Certain activities and sports can contribute to uneven mobility in the hips. A golfer, for example, may find they have better rotational movement on one side, compared to the other.
Hip airplanes test and challenge your legs separately, which may help you spot potential muscular imbalances and avoid one side overcompensating for the other.
Addressing potential muscular imbalances is particularly important for weightlifting and exercising in the gym to help avoid injury.
Knee and Lower Back Pain
Knee and lower back pain can sometimes be caused to due instability and weakness around the hips. Strengthening the muscles around the hips, the glutes and core, can ensure your movement patterns aren’t limited.
For any sort of MSK pain, we’d always recommend seeing a Physical Therapist first to get expert advice on the root cause of your injury.
There are a few different ways you can progress hip airplanes.
Firstly, you can try and lean further forward. This will require more balance and ultimately make the exercise harder.
Similarly, you could also adopt a slower tempo or increase the number of reps, so your muscles are under tension for longer. This can help improve muscular endurance and help you maintain control and stability, even when your muscles are tiring.
Another innovative way to progress the movement is to do it on a balance pad. This will create instability under your foot, so it will require your stabilizing leg to work much harder. Again, this will demonstrate a really high level of muscular control if you are able to do this successfully.

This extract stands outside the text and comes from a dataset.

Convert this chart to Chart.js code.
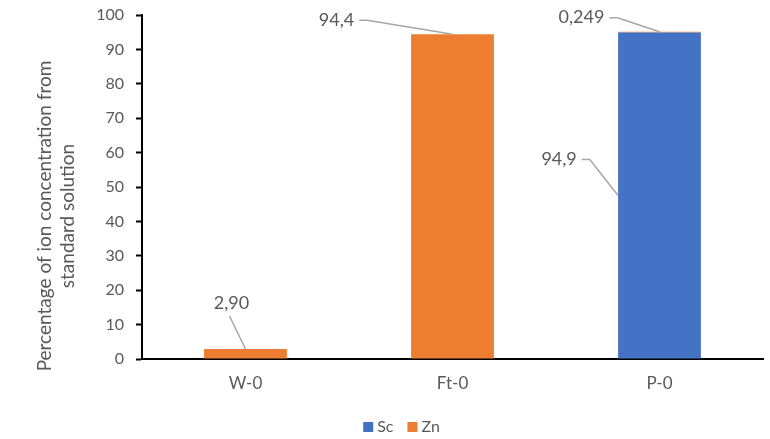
<!DOCTYPE html>
<html>
<head>
<meta charset="utf-8">
<script src="https://cdn.jsdelivr.net/npm/chart.js@4.4.1/dist/chart.umd.min.js"></script>
<style>
  html, body { margin: 0; padding: 0; background: #ffffff; }
  #wrap { width: 770px; height: 439px; }
</style>
</head>
<body>
<div id="wrap"><canvas id="c" width="770" height="439"></canvas></div>
<script>
// Samples and measured shares (%)
const categories = ['W-0', 'Ft-0', 'P-0'];
const scValues = [0, 0, 94.9];
const znValues = [2.90, 94.4, 0.249];
const seriesNames = ['Sc', 'Zn'];
const yMin = 0;
const yMax = 100;
const yStep = 10;
const axisTitle = ['Percentage of ion concentration from', 'standard solution'];

const FONT = 'Lato, "Liberation Sans", sans-serif';
const TEXT = '#595959';
const BLUE = '#4472C4';
const ORANGE = '#ED7D31';
const LEADER = '#A6A6A6';

const fmt = (v, d) => v.toFixed(d).replace('.', ',');

// Value labels with leader lines: which bar, where the line meets it, and where the text sits
const valueLabels = [
  { ds: 1, idx: 0, dec: 2, anchor: 'top',  dx: -14,  dy: -46, elbow: false },
  { ds: 1, idx: 1, dec: 1, anchor: 'top',  dx: -116, dy: -14, elbow: true },
  { ds: 1, idx: 2, dec: 3, anchor: 'top',  dx: -78,  dy: -14, elbow: true },
  { ds: 0, idx: 2, dec: 1, anchor: 'left', dx: -59,  dy: -36, elbow: true }
];

const labelPlugin = {
  id: 'valueLabels',
  afterDatasetsDraw(chart) {
    const ctx = chart.ctx;
    ctx.save();
    ctx.font = '18px ' + FONT;
    ctx.textAlign = 'center';
    ctx.textBaseline = 'middle';
    valueLabels.forEach(l => {
      const el = chart.getDatasetMeta(l.ds).data[l.idx];
      const v = chart.data.datasets[l.ds].data[l.idx];
      let ax, ay;
      if (l.anchor === 'top') { ax = el.x; ay = el.y; }
      else { ax = el.x - el.width / 2; ay = (el.y + el.base) / 2; }
      const tx = ax + l.dx, ty = ay + l.dy;
      const txt = fmt(v, l.dec);
      const w = ctx.measureText(txt).width;
      ctx.strokeStyle = LEADER;
      ctx.lineWidth = 1.5;
      ctx.beginPath();
      if (l.elbow) {
        const sx = tx + w / 2 + 5;
        ctx.moveTo(sx, ty);
        ctx.lineTo(sx + 8, ty);
        ctx.lineTo(ax, ay);
      } else {
        ctx.moveTo(tx - 2, ty + 13);
        ctx.lineTo(ax, ay);
      }
      ctx.stroke();
      ctx.fillStyle = TEXT;
      ctx.fillText(txt, tx, ty);
    });
    ctx.restore();
  }
};

// Rotated two-line y-axis title
const titlePlugin = {
  id: 'yTitle',
  afterDraw(chart) {
    const ctx = chart.ctx;
    ctx.save();
    ctx.font = '19px ' + FONT;
    ctx.fillStyle = TEXT;
    ctx.textAlign = 'center';
    ctx.textBaseline = 'middle';
    ctx.translate(45, 216);
    ctx.rotate(-Math.PI / 2);
    axisTitle.forEach((line, i) => ctx.fillText(line, 0, i * 23));
    ctx.restore();
  }
};

// Series key below the axis, built from the datasets
const keyPlugin = {
  id: 'seriesKey',
  afterDraw(chart) {
    const ctx = chart.ctx;
    ctx.save();
    ctx.font = '16px ' + FONT;
    ctx.textBaseline = 'middle';
    const box = 10, gapText = 4, gapItem = 14;
    const items = chart.data.datasets.map(d => ({ text: d.label, color: d.backgroundColor, w: ctx.measureText(d.label).width }));
    const total = items.reduce((s, it) => s + box + gapText + it.w, 0) + gapItem * (items.length - 1);
    let x = 401.5 - total / 2;
    const cy = 427;
    items.forEach(it => {
      ctx.fillStyle = it.color;
      ctx.fillRect(x, cy - box / 2, box, box);
      x += box + gapText;
      ctx.fillStyle = TEXT;
      ctx.fillText(it.text, x, cy);
      x += it.w + gapItem;
    });
    ctx.restore();
  }
};

new Chart(document.getElementById('c'), {
  type: 'bar',
  data: {
    labels: categories,
    datasets: [
      { label: seriesNames[0], data: scValues, backgroundColor: BLUE, borderWidth: 0 },
      { label: seriesNames[1], data: znValues, backgroundColor: ORANGE, borderWidth: 0 }
    ]
  },
  options: {
    responsive: false,
    animation: false,
    devicePixelRatio: 1,
    layout: { padding: { top: 15, right: 7, left: 0, bottom: 24 } },
    datasets: { bar: { categoryPercentage: 0.8, barPercentage: 0.5 } },
    scales: {
      x: {
        stacked: true,
        offset: true,
        grid: { display: true, drawOnChartArea: false, drawTicks: false },
        border: { display: true, color: '#000000', width: 2 },
        ticks: { color: TEXT, font: { family: FONT, size: 17 }, padding: 14 },
        afterFit(scale) { scale.height = 56; scale.paddingLeft = 0; scale.paddingRight = 0; }
      },
      y: {
        stacked: true,
        min: yMin,
        max: yMax,
        ticks: { stepSize: yStep, color: TEXT, font: { family: FONT, size: 16 }, padding: 12 },
        grid: { drawOnChartArea: false, drawTicks: true, tickLength: 6, tickColor: '#000000', tickWidth: 2 },
        border: { display: true, color: '#000000', width: 2 },
        afterFit(scale) { scale.width = 142; scale.paddingTop = 0; scale.paddingBottom = 0; }
      }
    },
    plugins: {
      legend: { display: false },
      tooltip: { enabled: false }
    }
  },
  plugins: [labelPlugin, titlePlugin, keyPlugin]
});
</script>
</body>
</html>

You could also add resistance… although this movement isn’t designed for progressive overload training, so holding heavy dumbbells is perhaps losing sight on what you’re trying to achieve. Nevertheless, there have been some interesting studies and demonstrations that use a resistance band attached around the knee to further engage the muscles as you perform the exercise.
Hip Airplane Alternatives
Fire Hydrant Exercise
The Fire Hydrant exercise is a quadruped movement that involves lifting your leg out to the side. This requires external hip rotation, without the need to balance on one leg, so it might be preferrable for beginners.
Clamshell is another popular exercise in physical therapy and glute workouts due to the effectiveness at improving hip stability.
This movement is also easier to progress as you can attach a resistance band around your thighs as you perform the hip rotation to increase the difficulty.
Like any hip rotation exercise, to do clamshells properly, you need to avoid rotating your torso and focus all your energy into moving the hip in a very controlled manner.
Reclining Pigeon Pose
The reclining pigeon pose involves an external hip rotation and holding that in a stretch. Unlike the regular pigeon pose, the reclining variation is easier on the knees and easier to adapt to your current flexibility and mobility levels.
Working on your internal and external hip rotation will help improve mobility which is important for healthy movement.
The hip airplane is a proven way to help improve this hip rotation, whilst also being an effective way to strengthen the glutes, test your stability and help you avoid hip-related injuries.
Hip airplanes aren’t easy though, so you may want to start with assisted ones to begin with, so you can focus on the rotation at the hips.